-- Begin Recorded information --
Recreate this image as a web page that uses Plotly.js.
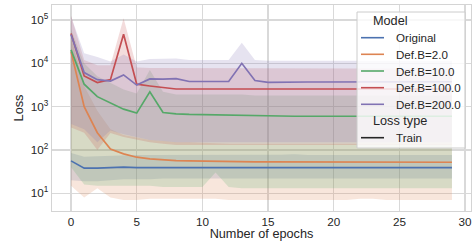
<!DOCTYPE html>
<html><head><meta charset="utf-8">
<script src="https://cdn.plot.ly/plotly-3.0.1.min.js"></script>
<style>html,body{margin:0;padding:0;background:#fff}#chart{width:472px;height:241px}#edge{position:absolute;left:440px;top:60px;width:32px;height:20px;background:rgba(255,255,255,0);pointer-events:none}</style>
</head><body><div id="chart"></div><div id="edge"></div>
<script>
const epochs = [0,1,2,3,4,5,6,7,8,9,10,11,12,13,14,15,16,17,18,19,20,21,22,23,24,25,26,27,28,29];
const seriesNames = ['Original','Def.B=2.0','Def.B=10.0','Def.B=100.0','Def.B=200.0'];
const colors = ['#4c72b0','#dd8452','#55a868','#c44e52','#8172b3'];
const bandColors = ['rgba(76,114,176,0.2)','rgba(221,132,82,0.2)','rgba(85,168,104,0.2)','rgba(196,78,82,0.2)','rgba(129,114,179,0.2)'];

const original    = [56,38,38,39,40,39,39,39,39,39,40,40,39,39,39,39,39,39,39,39,39,39,39,39,39,39,39,39,39,39];
const originalLo  = [20,19,19,20,21,21,21,22,22,22,22,22,22,22,22,22,22,22,22,22,22,22,22,22,22,22,22,22,22,22];
const originalHi  = [85,70,72,74,76,76,76,76,76,76,78,76,76,76,76,76,78,80,76,76,76,76,76,76,78,76,76,76,76,76];

const defB2   = [18600,1000,250,105,81,68,62,59,57,56,55,55,54,54,53,53,53,53,52,52,52,52,52,52,52,52,52,52,52,52];
const defB2Lo = [15,8,13,8,7,7,7.5,7.5,7.5,7.5,7.5,7.5,7,7,7,7,7,7,7,7,7,7,7.5,7.5,7,7,7,7,7,7];
const defB2Hi = [40000,3000,800,300,220,190,170,160,150,150,145,145,140,140,140,140,140,140,140,140,140,140,140,140,140,140,140,140,140,140];

const defB10   = [20400,3290,1700,1200,875,710,2200,730,680,660,650,650,645,640,620,610,605,600,600,600,600,600,600,600,600,600,600,600,600,600];
const defB10Lo = [40,16,15,15,15,15,15,14,14,14,14,30,14,13,13,13,13,13,13,13,13,13,13,13,13,13,13,13,13,13];
const defB10Hi = [60000,10000,5000,3500,2500,2000,7000,2200,1900,1900,1900,1900,1900,1900,1800,1800,1800,1800,1800,1800,1800,1800,1800,1800,1800,1800,1800,1800,1800,1800];

const defB100   = [49000,5100,3600,4200,47000,3300,3000,2750,2550,2550,2550,2550,2550,2550,2550,2550,2550,2550,2550,2550,2550,2550,2550,2550,2550,2550,2550,2550,2550,2550];
const defB100Lo = [330,250,100,245,200,170,150,140,130,130,130,130,130,130,130,130,130,130,130,130,130,130,130,130,130,130,130,130,130,130];
const defB100Hi = [125000,12000,9000,9000,110000,8000,7800,7800,7600,7500,7500,7500,7500,7500,7500,7500,7500,7500,7500,7500,7500,7500,7500,7500,7500,7500,7500,7500,7500,7500];

const defB200   = [46000,6100,4200,3900,5400,3150,4350,4300,4450,3800,3800,3800,3800,10000,4000,3650,3700,3700,3700,3700,3700,3700,3700,3700,3750,3750,3750,3750,3750,3750];
const defB200Lo = [400,300,150,280,230,200,170,160,150,150,150,150,150,150,150,150,150,150,150,150,150,150,150,150,150,150,150,150,150,150];
const defB200Hi = [120000,17000,14000,11000,16000,11000,12500,12500,13000,12000,12000,12000,12000,30000,12000,11500,11500,11500,11500,11500,11500,11500,11500,11500,11500,11500,11500,11500,11500,11500];

const xTickVals = [0,5,10,15,20,25,30];
const yTickVals = [10,100,1000,10000,100000];
const yTickText = ['10<sup>1</sup>','10<sup>2</sup>','10<sup>3</sup>','10<sup>4</sup>','10<sup>5</sup>'];
const legendTitles = ['Model','Loss type'];
const lossTypes = ['Train'];

const means = [original, defB2, defB10, defB100, defB200];
const lows  = [originalLo, defB2Lo, defB10Lo, defB100Lo, defB200Lo];
const highs = [originalHi, defB2Hi, defB10Hi, defB100Hi, defB200Hi];

const traces = [];
for (let i = 0; i < seriesNames.length; i++) {
  traces.push({x: epochs, y: highs[i], type: 'scatter', mode: 'lines', line: {width: 0, color: colors[i]}, showlegend: false, hoverinfo: 'skip'});
  traces.push({x: epochs, y: lows[i], type: 'scatter', mode: 'lines', line: {width: 0, color: colors[i]}, fill: 'tonexty', fillcolor: bandColors[i], showlegend: false, hoverinfo: 'skip'});
}
for (let i = 0; i < seriesNames.length; i++) {
  traces.push({x: epochs, y: means[i], type: 'scatter', mode: 'lines', name: seriesNames[i], line: {width: 1.7, color: colors[i]}, showlegend: false});
}

// Legend drawn in pixel layout converted to paper coordinates
const L = 52, R = 471, T = 5, B = 211;
const px = v => (v - L) / (R - L);
const py = v => (B - v) / (B - T);
const rowY = [21, 37.7, 54.3, 71, 87.7, 104.3, 121, 137.7];
const textColor = '#262626';
const fam = 'Liberation Sans, Arial, sans-serif';

const shapes = [{type: 'rect', xref: 'paper', yref: 'paper', x0: px(357), x1: px(465), y0: py(148), y1: py(12),
  fillcolor: 'rgba(255,255,255,0.8)', line: {color: '#cccccc', width: 1}, layer: 'above'}];
const annotations = [];
annotations.push({xref: 'paper', yref: 'paper', x: px(371), y: py(rowY[0]), xanchor: 'left', yanchor: 'middle', showarrow: false, text: legendTitles[0], font: {family: fam, size: 12.7, color: textColor}});
for (let i = 0; i < seriesNames.length; i++) {
  shapes.push({type: 'line', xref: 'paper', yref: 'paper', x0: px(361), x1: px(384), y0: py(rowY[i+1]), y1: py(rowY[i+1]), line: {color: colors[i], width: 1.6}, layer: 'above'});
  annotations.push({xref: 'paper', yref: 'paper', x: px(394), y: py(rowY[i+1]), xanchor: 'left', yanchor: 'middle', showarrow: false, text: seriesNames[i], font: {family: fam, size: 11.6, color: textColor}});
}
annotations.push({xref: 'paper', yref: 'paper', x: px(371), y: py(rowY[6]), xanchor: 'left', yanchor: 'middle', showarrow: false, text: legendTitles[1], font: {family: fam, size: 12.7, color: textColor}});
shapes.push({type: 'line', xref: 'paper', yref: 'paper', x0: px(361), x1: px(384), y0: py(rowY[7]), y1: py(rowY[7]), line: {color: '#262626', width: 1.6}, layer: 'above'});
annotations.push({xref: 'paper', yref: 'paper', x: px(394), y: py(rowY[7]), xanchor: 'left', yanchor: 'middle', showarrow: false, text: lossTypes[0], font: {family: fam, size: 11.6, color: textColor}});

const layout = {
  width: 472, height: 241,
  margin: {l: L, r: 472 - R, t: T, b: 241 - B, pad: 0},
  paper_bgcolor: '#ffffff', plot_bgcolor: '#ffffff',
  font: {family: fam, size: 11.7, color: textColor},
  showlegend: false,
  xaxis: {range: [-1.45, 30.45], tickvals: xTickVals, showgrid: true, gridcolor: '#d9d9d9', gridwidth: 1.3,
    zeroline: false, showline: true, mirror: true, linecolor: '#d4d4d4', linewidth: 1.3, ticks: '',
    ticklabeloverflow: 'allow',
    tickfont: {size: 11.7, color: textColor},
    title: {text: 'Number of epochs', font: {size: 12.7, color: textColor}, standoff: 2}},
  yaxis: {type: 'log', range: [0.591, 5.346], tickvals: yTickVals, ticktext: yTickText, showgrid: true, gridcolor: '#d9d9d9', gridwidth: 1.3,
    zeroline: false, showline: true, mirror: true, linecolor: '#d4d4d4', linewidth: 1.3, ticks: '',
    tickfont: {size: 11.7, color: textColor},
    title: {text: 'Loss', font: {size: 12.7, color: textColor}, standoff: 4}},
  shapes: shapes,
  annotations: annotations
};

Plotly.newPlot('chart', traces, layout, {displayModeBar: false, staticPlot: true});
</script>
</body></html>
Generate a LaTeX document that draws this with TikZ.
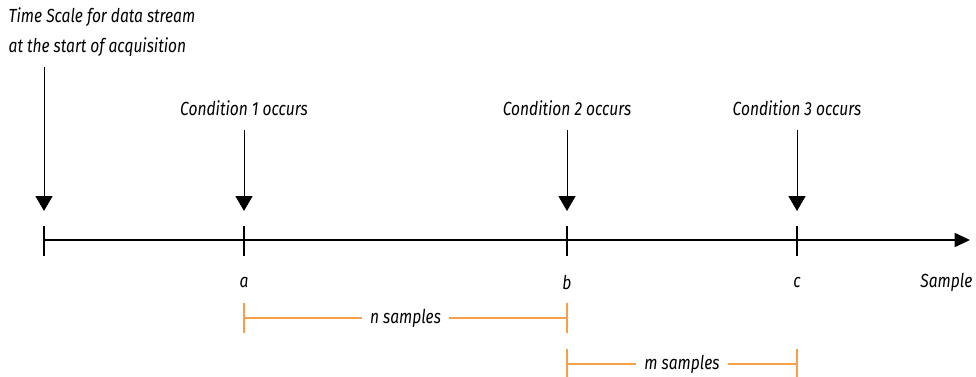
-- End Recorded information --
Goal: Read through the data and copy every line where "this" shows up.

Answer to the exercise:
Recreate this image as a web page that uses Plotly.js.
Generate a LaTeX document that draws this with TikZ.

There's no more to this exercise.